In fact, Weber told as much to The Jeremy White Show earlier this month (see clip below). “I flew out to LA, and Matt Bruck picked me up,” Weber said, speaking about his introduction to the legendary guitar player. “We go out to 5150 [studio], Matt takes a guitar out of a gig bag and hands it to me, and he said, ‘You’re to set this up the way you think Ed would like it, and I’m to give you absolutely no information to go by.’”

Just like that. Within moments of seeing how he might fit and work with Van Halen, Weber was thrown one of his guitars and told to, essentially, make it work.

But Weber was up to the task.

With the “trial-by-fire” moment underway, Weber said he felt some pressure. At the time, Weber said, “things weren’t going well” for the Van Halen team. The group was already on their third guitar tech in production rehearsal.

But Weber didn’t panic. He remembered a momentary meeting with Van Halen in 1987 and used that, plus his extensive knowledge of the guitar’s fretboard, to make a statement.

“Ed and I met in 1987–I was the house audio engineer at Starwood Amphitheatre in Nashville–and I remember shaking hands with him,” Weber said. “He had a really strong grip.

“I figured, ‘Ed’s got a hell of a left hand.’ I’m going to have to set the intonation flat enough so that when he grabs the neck, the notes are right.”

The move worked. But Weber wasn’t done. He thought about Van Halen’s classical training and his guitar playing style.

“When you strike a guitar to tune it, the note starts out sharp, then it settles into pitch,” Weber said. “Ed Van Halen is not going to stay in one place long enough for the note to settle into pitch.

“He’s also a classically trained pianist, so the strings open on the guitar don’t mean anything. They have to be in tune with themselves when he’s playing in any given song.”

To solve the issue, Weber tuned the guitar in the fifth position and, as he says, “split the difference,” which left the high D-sharp string 14 cents flat but in tune with the other strings. “If I played one of Ed’s guitars the way that I play my own guitars, I’d sound like a blithering idiot. I’d be so out of tune,” Weber offered.

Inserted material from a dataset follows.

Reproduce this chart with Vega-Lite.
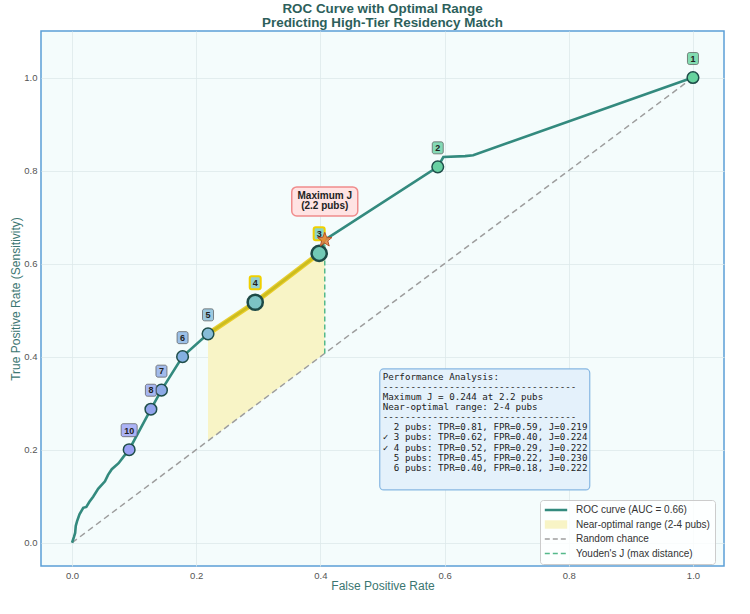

But it worked again. Van Halen was sold… and now in love. The guitarist gave Weber another guitar to tweak—and Weber rose to that challenge as well. Van Halen reportedly told him, “It’s perfect. Where have you been all of my life?”

To which Weber replied, “’On the other end of the phone waiting for you to fucking call me.’ [Eddie] had my telephone number since 1987.”

It would seem that, despite the time it took for Van Halen to call on Weber, this is a case of all’s well that ends well.